EXERCISE GOAL — Omit every picture and return the rest of the data unaltered.

---------- MATERIAL SUPPLIED ----------

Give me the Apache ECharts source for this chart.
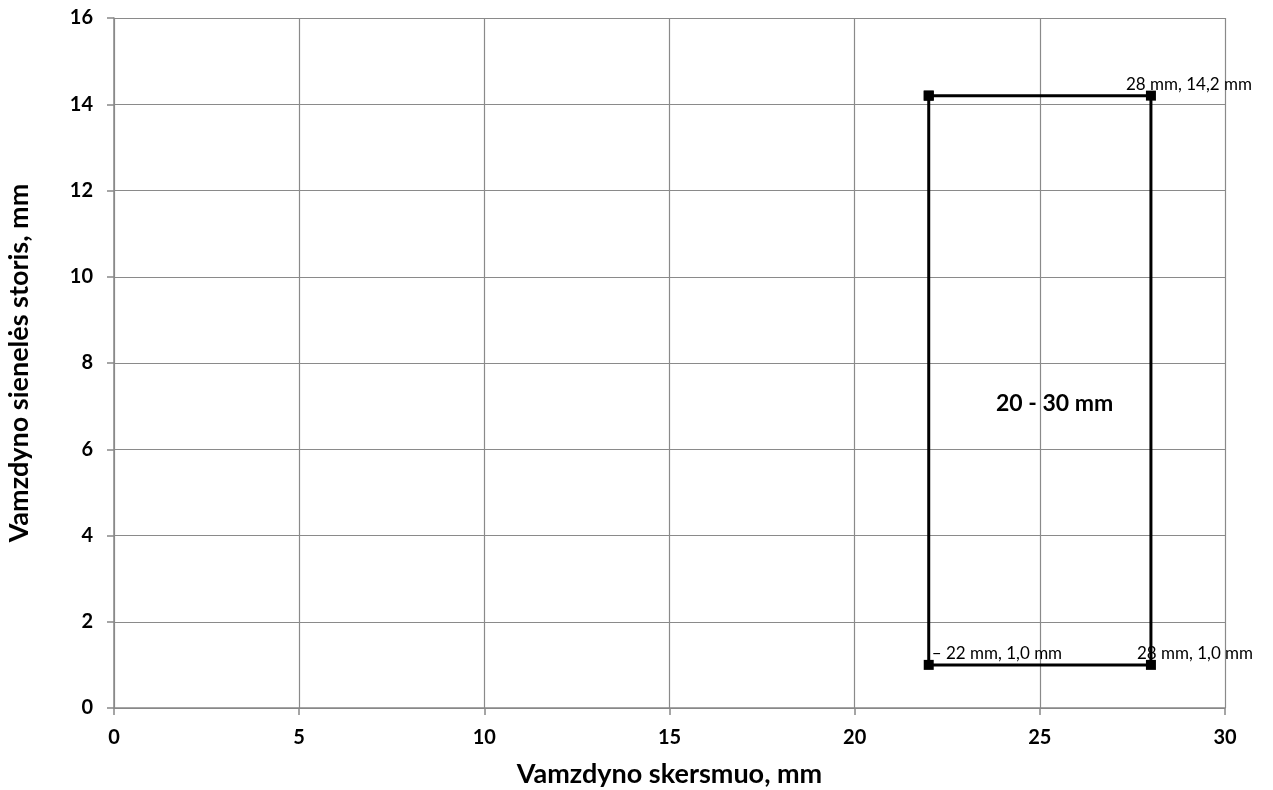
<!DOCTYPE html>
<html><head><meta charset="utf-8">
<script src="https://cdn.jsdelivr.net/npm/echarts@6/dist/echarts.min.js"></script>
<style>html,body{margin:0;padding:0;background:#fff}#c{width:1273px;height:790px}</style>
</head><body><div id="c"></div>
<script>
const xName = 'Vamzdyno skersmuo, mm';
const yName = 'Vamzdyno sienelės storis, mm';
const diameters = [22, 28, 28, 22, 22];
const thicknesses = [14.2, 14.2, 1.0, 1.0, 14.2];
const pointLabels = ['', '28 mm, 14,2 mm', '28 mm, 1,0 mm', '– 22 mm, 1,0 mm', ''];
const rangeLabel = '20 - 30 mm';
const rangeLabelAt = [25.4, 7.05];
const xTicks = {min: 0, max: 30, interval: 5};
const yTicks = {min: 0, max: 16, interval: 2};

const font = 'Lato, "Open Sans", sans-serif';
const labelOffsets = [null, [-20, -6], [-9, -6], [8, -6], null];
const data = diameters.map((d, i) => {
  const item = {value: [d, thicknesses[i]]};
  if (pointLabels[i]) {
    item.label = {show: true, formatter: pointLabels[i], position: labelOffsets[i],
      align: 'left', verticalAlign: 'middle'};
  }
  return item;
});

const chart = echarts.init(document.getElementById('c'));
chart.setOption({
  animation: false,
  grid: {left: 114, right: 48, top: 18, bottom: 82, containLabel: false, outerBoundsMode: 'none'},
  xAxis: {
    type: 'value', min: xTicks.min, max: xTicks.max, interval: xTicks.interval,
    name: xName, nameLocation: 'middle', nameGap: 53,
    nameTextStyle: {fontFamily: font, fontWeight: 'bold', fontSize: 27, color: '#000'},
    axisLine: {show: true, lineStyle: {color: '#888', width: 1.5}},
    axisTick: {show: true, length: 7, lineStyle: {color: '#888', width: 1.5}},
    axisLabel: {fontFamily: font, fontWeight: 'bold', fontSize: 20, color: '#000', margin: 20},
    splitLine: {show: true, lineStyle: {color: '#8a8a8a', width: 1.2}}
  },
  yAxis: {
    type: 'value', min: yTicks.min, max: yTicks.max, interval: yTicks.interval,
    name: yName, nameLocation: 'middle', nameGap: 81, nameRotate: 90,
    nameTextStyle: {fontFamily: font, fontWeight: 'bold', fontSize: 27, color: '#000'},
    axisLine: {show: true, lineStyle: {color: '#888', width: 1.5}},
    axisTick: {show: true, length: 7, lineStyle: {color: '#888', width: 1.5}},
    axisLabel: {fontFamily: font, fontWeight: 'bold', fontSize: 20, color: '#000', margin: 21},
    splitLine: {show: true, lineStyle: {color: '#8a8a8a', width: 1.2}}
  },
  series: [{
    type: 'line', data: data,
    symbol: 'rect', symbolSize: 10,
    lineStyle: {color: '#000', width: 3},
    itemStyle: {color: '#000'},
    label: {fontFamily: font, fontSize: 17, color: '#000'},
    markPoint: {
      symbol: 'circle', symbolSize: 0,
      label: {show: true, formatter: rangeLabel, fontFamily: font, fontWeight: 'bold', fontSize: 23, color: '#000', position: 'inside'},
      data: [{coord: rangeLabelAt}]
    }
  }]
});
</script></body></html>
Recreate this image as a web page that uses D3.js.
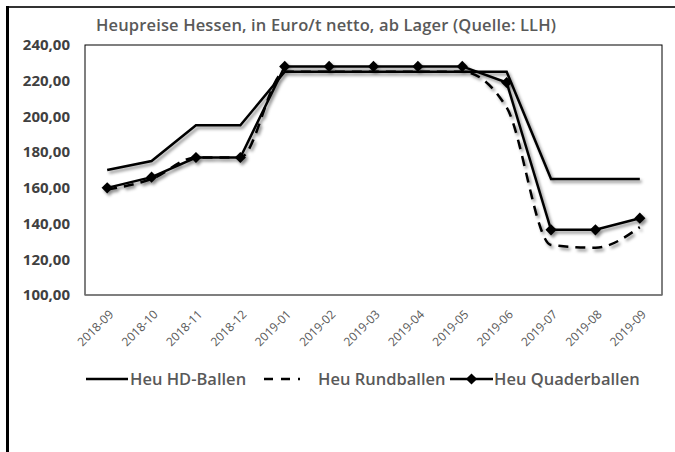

----------

TASK OUTPUT —
Give me the Apache ECharts source for this chart.
<!DOCTYPE html>
<html><head><meta charset="utf-8">
<script src="https://cdn.jsdelivr.net/npm/echarts@6/dist/echarts.min.js"></script>
<style>html,body{margin:0;padding:0;background:#fff}#c{width:1273px;height:790px}</style>
</head><body><div id="c"></div>
<script>
const xName = 'Vamzdyno skersmuo, mm';
const yName = 'Vamzdyno sienelės storis, mm';
const diameters = [22, 28, 28, 22, 22];
const thicknesses = [14.2, 14.2, 1.0, 1.0, 14.2];
const pointLabels = ['', '28 mm, 14,2 mm', '28 mm, 1,0 mm', '– 22 mm, 1,0 mm', ''];
const rangeLabel = '20 - 30 mm';
const rangeLabelAt = [25.4, 7.05];
const xTicks = {min: 0, max: 30, interval: 5};
const yTicks = {min: 0, max: 16, interval: 2};

const font = 'Lato, "Open Sans", sans-serif';
const labelOffsets = [null, [-20, -6], [-9, -6], [8, -6], null];
const data = diameters.map((d, i) => {
  const item = {value: [d, thicknesses[i]]};
  if (pointLabels[i]) {
    item.label = {show: true, formatter: pointLabels[i], position: labelOffsets[i],
      align: 'left', verticalAlign: 'middle'};
  }
  return item;
});

const chart = echarts.init(document.getElementById('c'));
chart.setOption({
  animation: false,
  grid: {left: 114, right: 48, top: 18, bottom: 82, containLabel: false, outerBoundsMode: 'none'},
  xAxis: {
    type: 'value', min: xTicks.min, max: xTicks.max, interval: xTicks.interval,
    name: xName, nameLocation: 'middle', nameGap: 53,
    nameTextStyle: {fontFamily: font, fontWeight: 'bold', fontSize: 27, color: '#000'},
    axisLine: {show: true, lineStyle: {color: '#888', width: 1.5}},
    axisTick: {show: true, length: 7, lineStyle: {color: '#888', width: 1.5}},
    axisLabel: {fontFamily: font, fontWeight: 'bold', fontSize: 20, color: '#000', margin: 20},
    splitLine: {show: true, lineStyle: {color: '#8a8a8a', width: 1.2}}
  },
  yAxis: {
    type: 'value', min: yTicks.min, max: yTicks.max, interval: yTicks.interval,
    name: yName, nameLocation: 'middle', nameGap: 81, nameRotate: 90,
    nameTextStyle: {fontFamily: font, fontWeight: 'bold', fontSize: 27, color: '#000'},
    axisLine: {show: true, lineStyle: {color: '#888', width: 1.5}},
    axisTick: {show: true, length: 7, lineStyle: {color: '#888', width: 1.5}},
    axisLabel: {fontFamily: font, fontWeight: 'bold', fontSize: 20, color: '#000', margin: 21},
    splitLine: {show: true, lineStyle: {color: '#8a8a8a', width: 1.2}}
  },
  series: [{
    type: 'line', data: data,
    symbol: 'rect', symbolSize: 10,
    lineStyle: {color: '#000', width: 3},
    itemStyle: {color: '#000'},
    label: {fontFamily: font, fontSize: 17, color: '#000'},
    markPoint: {
      symbol: 'circle', symbolSize: 0,
      label: {show: true, formatter: rangeLabel, fontFamily: font, fontWeight: 'bold', fontSize: 23, color: '#000', position: 'inside'},
      data: [{coord: rangeLabelAt}]
    }
  }]
});
</script></body></html>
Recreate this image as a web page that uses D3.js.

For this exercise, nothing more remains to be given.